(Records with drawing code)
+===+
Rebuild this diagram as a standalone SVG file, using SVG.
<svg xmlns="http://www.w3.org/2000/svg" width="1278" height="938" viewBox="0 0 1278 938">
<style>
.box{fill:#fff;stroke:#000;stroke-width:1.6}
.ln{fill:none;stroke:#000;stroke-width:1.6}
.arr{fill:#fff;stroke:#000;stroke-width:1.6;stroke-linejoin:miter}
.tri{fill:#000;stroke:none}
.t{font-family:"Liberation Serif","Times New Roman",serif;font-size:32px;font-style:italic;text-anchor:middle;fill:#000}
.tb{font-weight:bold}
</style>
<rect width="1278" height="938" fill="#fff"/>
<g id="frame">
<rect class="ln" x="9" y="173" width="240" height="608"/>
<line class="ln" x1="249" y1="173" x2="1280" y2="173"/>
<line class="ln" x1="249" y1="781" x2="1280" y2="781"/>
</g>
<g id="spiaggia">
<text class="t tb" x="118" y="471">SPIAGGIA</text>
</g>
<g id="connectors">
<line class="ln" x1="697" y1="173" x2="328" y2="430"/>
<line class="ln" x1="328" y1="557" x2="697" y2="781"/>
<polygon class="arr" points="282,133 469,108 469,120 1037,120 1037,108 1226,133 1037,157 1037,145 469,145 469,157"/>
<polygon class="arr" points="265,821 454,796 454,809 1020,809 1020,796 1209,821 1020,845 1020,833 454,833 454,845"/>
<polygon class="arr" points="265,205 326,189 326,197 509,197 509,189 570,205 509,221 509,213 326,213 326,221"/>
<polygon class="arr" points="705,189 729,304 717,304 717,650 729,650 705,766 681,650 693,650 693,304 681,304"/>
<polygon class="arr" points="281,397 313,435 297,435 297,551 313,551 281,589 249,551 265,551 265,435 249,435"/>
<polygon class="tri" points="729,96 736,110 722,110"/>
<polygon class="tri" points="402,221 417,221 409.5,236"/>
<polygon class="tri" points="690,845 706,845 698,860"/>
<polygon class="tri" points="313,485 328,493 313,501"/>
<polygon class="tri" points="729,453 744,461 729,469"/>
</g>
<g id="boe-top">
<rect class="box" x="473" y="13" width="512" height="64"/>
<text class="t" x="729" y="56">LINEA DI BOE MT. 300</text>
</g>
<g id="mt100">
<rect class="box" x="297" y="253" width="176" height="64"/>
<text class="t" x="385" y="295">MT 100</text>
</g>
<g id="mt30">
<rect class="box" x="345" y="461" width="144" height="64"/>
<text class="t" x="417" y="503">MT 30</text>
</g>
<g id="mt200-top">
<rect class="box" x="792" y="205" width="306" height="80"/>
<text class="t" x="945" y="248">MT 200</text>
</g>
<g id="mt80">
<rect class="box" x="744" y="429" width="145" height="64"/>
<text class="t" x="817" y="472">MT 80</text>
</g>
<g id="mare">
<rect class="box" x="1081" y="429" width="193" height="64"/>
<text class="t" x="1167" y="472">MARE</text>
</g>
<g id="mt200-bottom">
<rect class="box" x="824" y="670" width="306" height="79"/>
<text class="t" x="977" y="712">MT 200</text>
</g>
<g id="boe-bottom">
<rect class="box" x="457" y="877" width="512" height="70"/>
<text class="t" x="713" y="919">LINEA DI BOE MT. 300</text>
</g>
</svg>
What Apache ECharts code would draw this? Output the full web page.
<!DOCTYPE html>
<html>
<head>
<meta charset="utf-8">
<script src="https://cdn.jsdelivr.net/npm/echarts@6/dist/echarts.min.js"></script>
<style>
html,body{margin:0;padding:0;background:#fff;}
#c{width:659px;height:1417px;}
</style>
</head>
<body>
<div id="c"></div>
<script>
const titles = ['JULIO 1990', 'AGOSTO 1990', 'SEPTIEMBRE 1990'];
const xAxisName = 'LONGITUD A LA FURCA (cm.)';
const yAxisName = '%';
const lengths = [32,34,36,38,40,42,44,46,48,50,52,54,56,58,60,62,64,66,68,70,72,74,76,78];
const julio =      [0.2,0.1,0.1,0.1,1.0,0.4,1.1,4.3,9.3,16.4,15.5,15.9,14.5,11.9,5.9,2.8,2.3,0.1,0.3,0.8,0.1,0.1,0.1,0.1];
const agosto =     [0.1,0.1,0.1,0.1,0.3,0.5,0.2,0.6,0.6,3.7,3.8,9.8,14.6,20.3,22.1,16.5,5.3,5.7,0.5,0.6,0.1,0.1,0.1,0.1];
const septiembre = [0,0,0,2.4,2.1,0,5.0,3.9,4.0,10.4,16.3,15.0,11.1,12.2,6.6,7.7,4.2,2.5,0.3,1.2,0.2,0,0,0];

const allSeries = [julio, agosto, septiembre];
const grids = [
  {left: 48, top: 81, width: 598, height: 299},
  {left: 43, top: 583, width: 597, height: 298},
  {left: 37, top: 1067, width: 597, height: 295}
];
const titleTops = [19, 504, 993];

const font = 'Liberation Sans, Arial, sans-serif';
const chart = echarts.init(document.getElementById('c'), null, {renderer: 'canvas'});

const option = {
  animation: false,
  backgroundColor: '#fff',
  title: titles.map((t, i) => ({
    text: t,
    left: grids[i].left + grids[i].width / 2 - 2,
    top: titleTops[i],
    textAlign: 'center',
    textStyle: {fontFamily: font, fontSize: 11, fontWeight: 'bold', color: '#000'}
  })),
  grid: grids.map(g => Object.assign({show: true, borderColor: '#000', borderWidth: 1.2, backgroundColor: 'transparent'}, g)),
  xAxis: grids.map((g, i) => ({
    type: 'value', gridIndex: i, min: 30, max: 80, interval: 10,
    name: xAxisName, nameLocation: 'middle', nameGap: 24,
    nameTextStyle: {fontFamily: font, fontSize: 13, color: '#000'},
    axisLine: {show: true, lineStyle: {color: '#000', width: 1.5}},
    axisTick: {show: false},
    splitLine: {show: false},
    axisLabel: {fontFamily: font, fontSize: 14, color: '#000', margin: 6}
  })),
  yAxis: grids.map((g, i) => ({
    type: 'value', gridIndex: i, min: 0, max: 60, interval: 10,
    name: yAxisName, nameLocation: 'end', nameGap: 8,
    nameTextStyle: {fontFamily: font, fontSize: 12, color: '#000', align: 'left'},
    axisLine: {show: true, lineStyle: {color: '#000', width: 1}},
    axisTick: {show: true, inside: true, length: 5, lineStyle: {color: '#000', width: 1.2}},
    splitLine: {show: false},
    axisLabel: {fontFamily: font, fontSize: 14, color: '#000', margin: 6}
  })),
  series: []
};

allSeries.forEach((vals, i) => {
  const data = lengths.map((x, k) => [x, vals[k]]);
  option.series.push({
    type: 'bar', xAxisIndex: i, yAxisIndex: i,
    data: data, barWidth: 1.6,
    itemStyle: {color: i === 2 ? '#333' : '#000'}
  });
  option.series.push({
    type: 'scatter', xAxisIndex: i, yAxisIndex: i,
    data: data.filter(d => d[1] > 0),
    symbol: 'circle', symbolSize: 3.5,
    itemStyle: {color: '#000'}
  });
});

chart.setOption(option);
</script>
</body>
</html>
+===+
▶ _To be done_
All of the data needs to be printed once more, exactly.

▶ _Solution to the problem_
Rebuild this diagram as a standalone SVG file, using SVG.
<svg xmlns="http://www.w3.org/2000/svg" width="1278" height="938" viewBox="0 0 1278 938">
<style>
.box{fill:#fff;stroke:#000;stroke-width:1.6}
.ln{fill:none;stroke:#000;stroke-width:1.6}
.arr{fill:#fff;stroke:#000;stroke-width:1.6;stroke-linejoin:miter}
.tri{fill:#000;stroke:none}
.t{font-family:"Liberation Serif","Times New Roman",serif;font-size:32px;font-style:italic;text-anchor:middle;fill:#000}
.tb{font-weight:bold}
</style>
<rect width="1278" height="938" fill="#fff"/>
<g id="frame">
<rect class="ln" x="9" y="173" width="240" height="608"/>
<line class="ln" x1="249" y1="173" x2="1280" y2="173"/>
<line class="ln" x1="249" y1="781" x2="1280" y2="781"/>
</g>
<g id="spiaggia">
<text class="t tb" x="118" y="471">SPIAGGIA</text>
</g>
<g id="connectors">
<line class="ln" x1="697" y1="173" x2="328" y2="430"/>
<line class="ln" x1="328" y1="557" x2="697" y2="781"/>
<polygon class="arr" points="282,133 469,108 469,120 1037,120 1037,108 1226,133 1037,157 1037,145 469,145 469,157"/>
<polygon class="arr" points="265,821 454,796 454,809 1020,809 1020,796 1209,821 1020,845 1020,833 454,833 454,845"/>
<polygon class="arr" points="265,205 326,189 326,197 509,197 509,189 570,205 509,221 509,213 326,213 326,221"/>
<polygon class="arr" points="705,189 729,304 717,304 717,650 729,650 705,766 681,650 693,650 693,304 681,304"/>
<polygon class="arr" points="281,397 313,435 297,435 297,551 313,551 281,589 249,551 265,551 265,435 249,435"/>
<polygon class="tri" points="729,96 736,110 722,110"/>
<polygon class="tri" points="402,221 417,221 409.5,236"/>
<polygon class="tri" points="690,845 706,845 698,860"/>
<polygon class="tri" points="313,485 328,493 313,501"/>
<polygon class="tri" points="729,453 744,461 729,469"/>
</g>
<g id="boe-top">
<rect class="box" x="473" y="13" width="512" height="64"/>
<text class="t" x="729" y="56">LINEA DI BOE MT. 300</text>
</g>
<g id="mt100">
<rect class="box" x="297" y="253" width="176" height="64"/>
<text class="t" x="385" y="295">MT 100</text>
</g>
<g id="mt30">
<rect class="box" x="345" y="461" width="144" height="64"/>
<text class="t" x="417" y="503">MT 30</text>
</g>
<g id="mt200-top">
<rect class="box" x="792" y="205" width="306" height="80"/>
<text class="t" x="945" y="248">MT 200</text>
</g>
<g id="mt80">
<rect class="box" x="744" y="429" width="145" height="64"/>
<text class="t" x="817" y="472">MT 80</text>
</g>
<g id="mare">
<rect class="box" x="1081" y="429" width="193" height="64"/>
<text class="t" x="1167" y="472">MARE</text>
</g>
<g id="mt200-bottom">
<rect class="box" x="824" y="670" width="306" height="79"/>
<text class="t" x="977" y="712">MT 200</text>
</g>
<g id="boe-bottom">
<rect class="box" x="457" y="877" width="512" height="70"/>
<text class="t" x="713" y="919">LINEA DI BOE MT. 300</text>
</g>
</svg>
What Apache ECharts code would draw this? Output the full web page.
<!DOCTYPE html>
<html>
<head>
<meta charset="utf-8">
<script src="https://cdn.jsdelivr.net/npm/echarts@6/dist/echarts.min.js"></script>
<style>
html,body{margin:0;padding:0;background:#fff;}
#c{width:659px;height:1417px;}
</style>
</head>
<body>
<div id="c"></div>
<script>
const titles = ['JULIO 1990', 'AGOSTO 1990', 'SEPTIEMBRE 1990'];
const xAxisName = 'LONGITUD A LA FURCA (cm.)';
const yAxisName = '%';
const lengths = [32,34,36,38,40,42,44,46,48,50,52,54,56,58,60,62,64,66,68,70,72,74,76,78];
const julio =      [0.2,0.1,0.1,0.1,1.0,0.4,1.1,4.3,9.3,16.4,15.5,15.9,14.5,11.9,5.9,2.8,2.3,0.1,0.3,0.8,0.1,0.1,0.1,0.1];
const agosto =     [0.1,0.1,0.1,0.1,0.3,0.5,0.2,0.6,0.6,3.7,3.8,9.8,14.6,20.3,22.1,16.5,5.3,5.7,0.5,0.6,0.1,0.1,0.1,0.1];
const septiembre = [0,0,0,2.4,2.1,0,5.0,3.9,4.0,10.4,16.3,15.0,11.1,12.2,6.6,7.7,4.2,2.5,0.3,1.2,0.2,0,0,0];

const allSeries = [julio, agosto, septiembre];
const grids = [
  {left: 48, top: 81, width: 598, height: 299},
  {left: 43, top: 583, width: 597, height: 298},
  {left: 37, top: 1067, width: 597, height: 295}
];
const titleTops = [19, 504, 993];

const font = 'Liberation Sans, Arial, sans-serif';
const chart = echarts.init(document.getElementById('c'), null, {renderer: 'canvas'});

const option = {
  animation: false,
  backgroundColor: '#fff',
  title: titles.map((t, i) => ({
    text: t,
    left: grids[i].left + grids[i].width / 2 - 2,
    top: titleTops[i],
    textAlign: 'center',
    textStyle: {fontFamily: font, fontSize: 11, fontWeight: 'bold', color: '#000'}
  })),
  grid: grids.map(g => Object.assign({show: true, borderColor: '#000', borderWidth: 1.2, backgroundColor: 'transparent'}, g)),
  xAxis: grids.map((g, i) => ({
    type: 'value', gridIndex: i, min: 30, max: 80, interval: 10,
    name: xAxisName, nameLocation: 'middle', nameGap: 24,
    nameTextStyle: {fontFamily: font, fontSize: 13, color: '#000'},
    axisLine: {show: true, lineStyle: {color: '#000', width: 1.5}},
    axisTick: {show: false},
    splitLine: {show: false},
    axisLabel: {fontFamily: font, fontSize: 14, color: '#000', margin: 6}
  })),
  yAxis: grids.map((g, i) => ({
    type: 'value', gridIndex: i, min: 0, max: 60, interval: 10,
    name: yAxisName, nameLocation: 'end', nameGap: 8,
    nameTextStyle: {fontFamily: font, fontSize: 12, color: '#000', align: 'left'},
    axisLine: {show: true, lineStyle: {color: '#000', width: 1}},
    axisTick: {show: true, inside: true, length: 5, lineStyle: {color: '#000', width: 1.2}},
    splitLine: {show: false},
    axisLabel: {fontFamily: font, fontSize: 14, color: '#000', margin: 6}
  })),
  series: []
};

allSeries.forEach((vals, i) => {
  const data = lengths.map((x, k) => [x, vals[k]]);
  option.series.push({
    type: 'bar', xAxisIndex: i, yAxisIndex: i,
    data: data, barWidth: 1.6,
    itemStyle: {color: i === 2 ? '#333' : '#000'}
  });
  option.series.push({
    type: 'scatter', xAxisIndex: i, yAxisIndex: i,
    data: data.filter(d => d[1] > 0),
    symbol: 'circle', symbolSize: 3.5,
    itemStyle: {color: '#000'}
  });
});

chart.setOption(option);
</script>
</body>
</html>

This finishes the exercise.